History of the Carol R. Brown Creative Achievement Awards: The program was conceived in 1991 as the Creative Achievement Awards by Carol R. Brown, who was president of the Pittsburgh Cultural Trust from 1986 to 2001. Brown oversaw the transformation of a 14-square-block area of downtown Pittsburgh from a red-light district to a nationally recognized model for arts-based community redevelopment. The awards went on hiatus from 2002 to 2011. In 2012, as part of their Investing in Professional Artists: The Pittsburgh Region Artists Program, which supports working artists and their creative processes from concept to completion, The Pittsburgh Foundation and The Heinz Endowments resurrected the awards and renamed them the Carol R. Brown Creative Achievement Awards. The program is one of very few in the region that provide direct philanthropic support to individuals.
Recipients of the Carol R. Brown Creative Achievement Awards are:
Emerging Artist: Alisha B. Wormsley (interdisciplinary)
Established Artist: Tony Ferrieri (set design)
Emerging Artist: Sarika Goulatia (multidisciplinary)
Established Artist: Susan Tsu (costume design)
Emerging Artist: Tereneh Mosley (fashion design)
Established Artist: Yona Harvey (literature)
Emerging Artst: Brett Kashmere (multidisciplinary)
Established Artist: Karla Boos (theater)
Emerging Artist: Lenka Clayton (multidisciplinary)
Established Artist: Jon Rubin (multidisciplinary)

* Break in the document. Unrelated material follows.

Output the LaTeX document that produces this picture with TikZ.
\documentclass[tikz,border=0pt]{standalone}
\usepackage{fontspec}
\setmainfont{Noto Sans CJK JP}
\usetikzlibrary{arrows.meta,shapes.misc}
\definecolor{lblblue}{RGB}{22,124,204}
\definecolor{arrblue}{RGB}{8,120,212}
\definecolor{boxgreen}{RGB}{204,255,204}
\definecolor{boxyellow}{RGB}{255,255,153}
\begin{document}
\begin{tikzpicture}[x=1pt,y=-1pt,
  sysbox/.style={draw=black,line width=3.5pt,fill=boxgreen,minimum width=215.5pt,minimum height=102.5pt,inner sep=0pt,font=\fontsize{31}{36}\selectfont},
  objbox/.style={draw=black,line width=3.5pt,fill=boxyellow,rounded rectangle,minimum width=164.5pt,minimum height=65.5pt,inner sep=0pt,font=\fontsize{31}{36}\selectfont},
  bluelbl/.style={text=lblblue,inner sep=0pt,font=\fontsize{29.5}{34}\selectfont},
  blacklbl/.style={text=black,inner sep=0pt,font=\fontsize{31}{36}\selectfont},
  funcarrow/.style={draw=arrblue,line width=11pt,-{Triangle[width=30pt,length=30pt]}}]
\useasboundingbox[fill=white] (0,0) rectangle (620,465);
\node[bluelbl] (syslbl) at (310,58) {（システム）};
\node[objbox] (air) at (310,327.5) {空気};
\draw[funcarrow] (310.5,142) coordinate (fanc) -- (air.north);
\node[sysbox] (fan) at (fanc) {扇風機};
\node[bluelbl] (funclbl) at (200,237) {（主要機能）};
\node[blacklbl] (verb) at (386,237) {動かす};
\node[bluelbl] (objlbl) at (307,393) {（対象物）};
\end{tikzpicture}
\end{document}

Emerging Artist: Tami Dixon (theater)
Established Artist: Roger Humphries (music)
Emerging Artist: John Peña (visual arts)
Established Artist: Toi Derricotte (literature)
About the Ceremony: The awards ceremony will take place Monday, Dec. 10, at 7 p.m. at the City Theatre, 1300 Bingham Street in Pittsburgh’s South Side. Doors open at 5:30 p.m. for a reception that is free and open to the public. Registration is required.